23 JULY 1904, Page 22

A History of the Gunpowder Plot. By Philip Sidney. (R.T.S.

52.)—It is generally allowed that the attempt to relegate the Gunpowder Plot story to the realm of myth has failed. But there are many unsolved problems in this same story—as there are, indeed, in some of the very best attested historical narratives— and the subject is not by any means exhausted. One of them is : Who wrote the famous anonymous letter? Mr. Sidney argues with much force that it was, very probably, written by Garnet, who employed his confidante, Anne Vaux. Garnet was, by his own account, in a very disturbed frame of mind. Nothing was more desired by him than that the whole business should be stopped. If it succeeded, it would infallibly be condemned and disowned by the Roman authorities. They might be glad enough to appropriate the possible result—the substitution of a line of Kings owning the Roman obedience for one that seemed definitely to have disowned it—but they would condemn the means. On the other hand, he could not denounce the plot openly. A difficulty for which we see no solution, except the fact that men involved in great crimes often lose their presence of mind and all grasp of the situation, is the boldness of the conspirators in refusing to escape when they had good reasons for believing that their secret had been divulged. That Lord Salisbury was aware of what was going on is clear. Not to mention other proofs, it could not have been by chance that when Lord Mounteagle reached London with the letters he found the principal Ministers of State assembled. What should they have been waiting for late on Saturday night? Mr.
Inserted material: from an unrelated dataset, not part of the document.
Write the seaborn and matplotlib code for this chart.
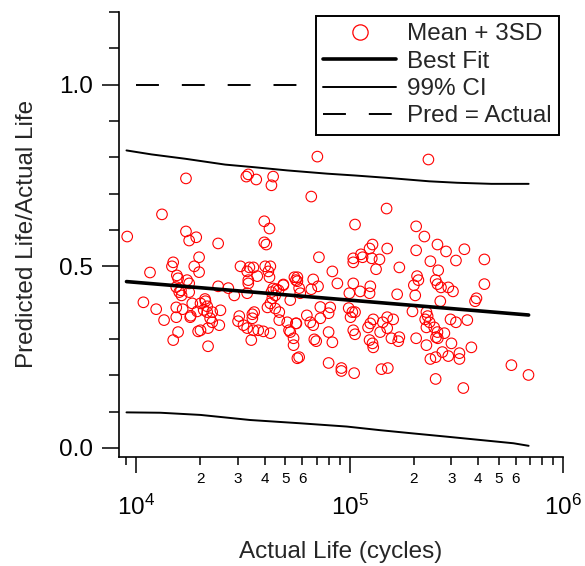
import numpy as np
import pandas as pd
import matplotlib
matplotlib.use('Agg')
import matplotlib.pyplot as plt
from matplotlib.lines import Line2D
from matplotlib.ticker import FixedLocator, MultipleLocator, FuncFormatter
import seaborn as sns

sns.set_style('ticks')
plt.rcParams['font.family'] = ['Liberation Sans', 'DejaVu Sans']
plt.rcParams['mathtext.fontset'] = 'custom'
plt.rcParams['mathtext.rm'] = 'Liberation Sans'
plt.rcParams['lines.scale_dashes'] = False

# scatter: actual life (cycles) vs predicted/actual (mean + 3SD)
actual_life = [
    9.07e3, 1.08e4, 1.16e4, 1.24e4, 1.32e4, 1.35e4, 1.49e4, 1.47e4, 1.55e4, 1.57e4,
    1.49e4, 1.57e4, 1.54e4, 1.54e4, 1.59e4, 1.63e4, 1.65e4,
    1.71e4, 1.71e4, 1.77e4, 1.91e4, 1.73e4, 1.77e4, 1.77e4, 1.79e4, 1.83e4, 1.93e4,
    2.0e4, 2.11e4, 2.15e4, 2.15e4, 2.27e4, 2.22e4, 2.27e4, 2.45e4, 2.48e4, 2.17e4,
    1.95e4, 2.0e4, 2.17e4, 1.97e4, 1.87e4, 1.97e4, 2.42e4, 2.42e4, 2.70e4,
    1.54e4, 1.62e4, 2.1e4, 2.07e4, 1.80e4,
    2.88e4, 3.31e4, 3.35e4, 3.04e4, 3.0e4, 3.18e4, 3.31e4, 3.50e4, 3.57e4, 3.50e4,
    3.54e4, 3.73e4, 3.94e4, 3.46e4, 4.25e4, 4.12e4, 4.25e4, 4.34e4, 4.48e4, 4.68e4,
    4.68e4, 3.28e4, 3.35e4, 3.65e4, 4.38e4, 4.30e4, 3.98e4, 4.21e4, 3.98e4, 4.07e4,
    3.39e4, 3.54e4, 3.69e4, 3.31e4, 4.02e4, 4.25e4, 4.16e4, 4.21e4, 4.53e4, 4.30e4,
    4.89e4, 3.08e4, 3.35e4, 4.38e4, 4.64e4, 4.48e4, 5.8e4,
    5.69e4, 5.6e4, 5.51e4, 5.69e4, 4.89e4, 5.1e4, 5.2e4, 5.46e4, 5.46e4, 5.69e4,
    5.8e4, 5.63e4, 5.27e4, 5.6e4, 6.61e4, 7.06e4, 5.87e4, 6.61e4, 6.75e4, 7.11e4,
    7.18e4, 6.54e4, 6.75e4, 6.83e4, 6.97e4, 7.29e4, 7.97e4, 8.11e4, 7.97e4, 8.3e4,
    8.3e4, 7.97e4, 9.15e4, 9.15e4, 8.76e4, 5.27e4, 6.3e4, 7.29e4,
    1.04e5, 1.04e5, 1.06e5, 1.13e5, 1.15e5, 1.24e5, 1.28e5, 1.27e5, 1.38e5, 1.33e5,
    1.50e5, 1.49e5, 1.04e5, 9.97e4, 1.12e5, 1.24e5, 1.25e5, 1.67e5, 1.71e5, 1.01e5,
    1.03e5, 1.06e5, 9.9e4, 1.04e5, 1.06e5, 1.05e5, 1.24e5, 1.29e5, 1.28e5, 1.39e5,
    1.50e5, 1.57e5, 1.71e5, 1.69e5, 1.6e5, 1.43e5, 1.50e5, 1.25e5, 1.22e5, 1.29e5,
    1.41e5, 1.51e5,
    2.05e5, 2.24e5, 2.34e5, 2.58e5, 2.83e5, 3.45e5, 2.05e5, 2.39e5, 3.15e5, 2.60e5,
    2.07e5, 2.10e5, 2.0e5, 2.53e5, 2.58e5, 2.68e5, 2.90e5, 3.05e5, 2.03e5, 1.97e5,
    2.29e5, 2.32e5, 2.26e5, 2.37e5, 2.29e5, 2.49e5, 2.58e5, 2.78e5, 2.54e5, 2.59e5,
    2.66e5, 2.97e5, 3.15e5, 3.56e5, 3.0e5, 3.72e5, 2.05e5, 2.29e5, 2.39e5, 2.53e5,
    2.72e5, 2.90e5, 3.27e5, 3.27e5, 2.53e5, 3.41e5, 3.93e5, 3.87e5, 4.28e5, 4.28e5,
    5.73e5, 6.89e5,
]
pred_ratio = [
    0.582, 0.401, 0.483, 0.382, 0.643, 0.352, 0.511, 0.500, 0.475, 0.467,
    0.297, 0.319, 0.360, 0.387, 0.429, 0.420, 0.382,
    0.742, 0.596, 0.571, 0.580, 0.462, 0.429, 0.453, 0.360, 0.398, 0.376,
    0.398, 0.404, 0.390, 0.374, 0.374, 0.357, 0.346, 0.338, 0.379, 0.330,
    0.321, 0.324, 0.280, 0.525, 0.500, 0.484, 0.563, 0.445, 0.440,
    0.443, 0.434, 0.410, 0.380, 0.364,
    0.420, 0.426, 0.453, 0.363, 0.349, 0.338, 0.330, 0.368, 0.374, 0.357,
    0.324, 0.324, 0.321, 0.297, 0.316, 0.387, 0.398, 0.412, 0.420, 0.374,
    0.352, 0.747, 0.753, 0.739, 0.747, 0.723, 0.624, 0.604, 0.566, 0.560,
    0.497, 0.497, 0.473, 0.486, 0.500, 0.500, 0.486, 0.470, 0.437, 0.429,
    0.450, 0.500, 0.462, 0.439, 0.434, 0.384, 0.440,
    0.470, 0.462, 0.470, 0.459, 0.448, 0.346, 0.324, 0.302, 0.283, 0.247,
    0.250, 0.343, 0.319, 0.343, 0.692, 0.802, 0.426, 0.437, 0.464, 0.445,
    0.525, 0.346, 0.338, 0.299, 0.294, 0.357, 0.371, 0.387, 0.319, 0.291,
    0.486, 0.234, 0.220, 0.212, 0.453, 0.407, 0.365, 0.388,
    0.522, 0.511, 0.615, 0.533, 0.525, 0.549, 0.560, 0.522, 0.519, 0.492,
    0.549, 0.659, 0.453, 0.426, 0.431, 0.426, 0.445, 0.423, 0.497, 0.360,
    0.374, 0.374, 0.385, 0.324, 0.313, 0.206, 0.297, 0.277, 0.288, 0.319,
    0.330, 0.302, 0.305, 0.294, 0.354, 0.346, 0.360, 0.343, 0.332, 0.354,
    0.217, 0.220,
    0.610, 0.582, 0.794, 0.560, 0.541, 0.547, 0.544, 0.514, 0.516, 0.489,
    0.473, 0.462, 0.448, 0.462, 0.451, 0.442, 0.442, 0.431, 0.420, 0.376,
    0.374, 0.363, 0.354, 0.346, 0.332, 0.332, 0.319, 0.316, 0.305, 0.302,
    0.404, 0.354, 0.346, 0.352, 0.288, 0.277, 0.302, 0.283, 0.245, 0.250,
    0.264, 0.253, 0.261, 0.245, 0.190, 0.165, 0.412, 0.404, 0.451, 0.519,
    0.228, 0.201,
]

# best fit line
fit_x = [9.0e3, 6.9e5]
fit_y = [0.458, 0.366]

# 99% confidence bounds
ci_hi_x = [9.0e3, 1.18e4, 1.70e4, 2.61e4, 3.54e4, 5.1e4, 7.86e4, 1.06e5, 1.54e5,
           2.36e5, 3.19e5, 4.62e5, 6.9e5]
ci_hi_y = [0.819, 0.808, 0.796, 0.780, 0.773, 0.764, 0.755, 0.750, 0.743,
           0.734, 0.730, 0.727, 0.727]
ci_lo_x = [9.0e3, 1.30e4, 2.0e4, 3.42e4, 5.87e4, 9.7e4, 1.39e5, 1.99e5, 2.87e5,
           4.10e5, 5.86e5, 6.9e5]
ci_lo_y = [0.098, 0.097, 0.091, 0.077, 0.068, 0.059, 0.049, 0.040, 0.031,
           0.022, 0.013, 0.006]

# pred = actual reference
ref_x = [1.0e4, 7.0e5]
ref_y = [1.0, 1.0]

df = pd.DataFrame({'actual': actual_life, 'ratio': pred_ratio})

fig = plt.figure(figsize=(5.85, 5.66), dpi=100)
ax = fig.add_axes([0.2034, 0.1931, 0.7590, 0.7857])
ax.set_xscale('log')

sns.scatterplot(data=df, x='actual', y='ratio', ax=ax, marker='o',
                facecolor='none', edgecolor='red', linewidth=0.8, s=58, zorder=3)
sns.lineplot(x=fit_x, y=fit_y, ax=ax, color='black', lw=2.6,
             estimator=None, sort=False, zorder=4)
sns.lineplot(x=ci_hi_x, y=ci_hi_y, ax=ax, color='black', lw=1.4,
             estimator=None, sort=False, zorder=4)
sns.lineplot(x=ci_lo_x, y=ci_lo_y, ax=ax, color='black', lw=1.4,
             estimator=None, sort=False, zorder=4)
sns.lineplot(x=ref_x, y=ref_y, ax=ax, color='black', lw=1.4,
             ls=(0, (16.5, 16.5)), estimator=None, sort=False, zorder=2)

ax.set_xlim(8.3e3, 1.0e6)
ax.set_ylim(-0.024, 1.2)
sns.despine(ax=ax)
for s in ('left', 'bottom'):
    ax.spines[s].set_linewidth(1.2)
    ax.spines[s].set_color('black')

ax.yaxis.set_major_locator(FixedLocator([0.0, 0.5, 1.0]))
ax.yaxis.set_minor_locator(MultipleLocator(0.1))
ax.yaxis.set_major_formatter(FuncFormatter(lambda v, p: f'{v:.1f}'))

majors = [1e4, 1e5, 1e6]
minors = [m * d for d in (1e3, 1e4, 1e5) for m in range(2, 10)]
ax.xaxis.set_major_locator(FixedLocator(majors))
ax.xaxis.set_minor_locator(FixedLocator(minors))


def major_fmt(v, pos):
    return '$\\mathregular{10^{%d}}$' % int(round(np.log10(v)))


def minor_fmt(v, pos):
    m = int(round(v / 10 ** np.floor(np.log10(v) + 1e-9)))
    return str(m) if 2 <= m <= 6 else ''


ax.xaxis.set_major_formatter(FuncFormatter(major_fmt))
ax.xaxis.set_minor_formatter(FuncFormatter(minor_fmt))

ax.tick_params(axis='both', which='both', direction='out', color='black',
               width=1.1, labelcolor='black')
ax.tick_params(axis='y', which='major', length=12.5, pad=6, labelsize=17.5)
ax.tick_params(axis='y', which='minor', length=7)
ax.tick_params(axis='x', which='major', length=11.5, pad=16, labelsize=17.5)
ax.tick_params(axis='x', which='minor', length=6, pad=5, labelsize=11)

ax.set_xlabel('Actual Life (cycles)', fontsize=17.5, labelpad=15)
ax.set_ylabel('Predicted Life/Actual Life', fontsize=17.5, labelpad=15)
ax.grid(False)

handles = [
    Line2D([], [], ls='none', marker='o', mfc='none', mec='red', ms=11, mew=0.9),
    Line2D([], [], color='black', lw=2.6),
    Line2D([], [], color='black', lw=1.4),
    Line2D([], [], color='black', lw=1.4, ls=(0, (16.5, 16.5))),
]
labels = ['Mean + 3SD', 'Best Fit', '99% CI', 'Pred = Actual']
leg = ax.legend(handles, labels, loc='upper right', bbox_to_anchor=(0.991, 0.991),
                borderaxespad=0, fontsize=17.5, frameon=True, fancybox=False,
                framealpha=1, edgecolor='black', handlelength=3.0,
                handletextpad=0.45, labelspacing=0.22, borderpad=0.3)
leg.get_frame().set_linewidth(1.4)

fig.savefig('out.png', dpi=100)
Sidney seems to tell the story in a candid way, as he certainly has taken pains to make it accurate in all its details. Naturally he takes a severe view of the action of the Jesuits. Is it possible to do otherwise ? That Garnet and Greenway knew of the plot outside the confessional cannot be denied. In any case, the problem is a difficult one. We must add, however, that we cannot open our columns to its discussion.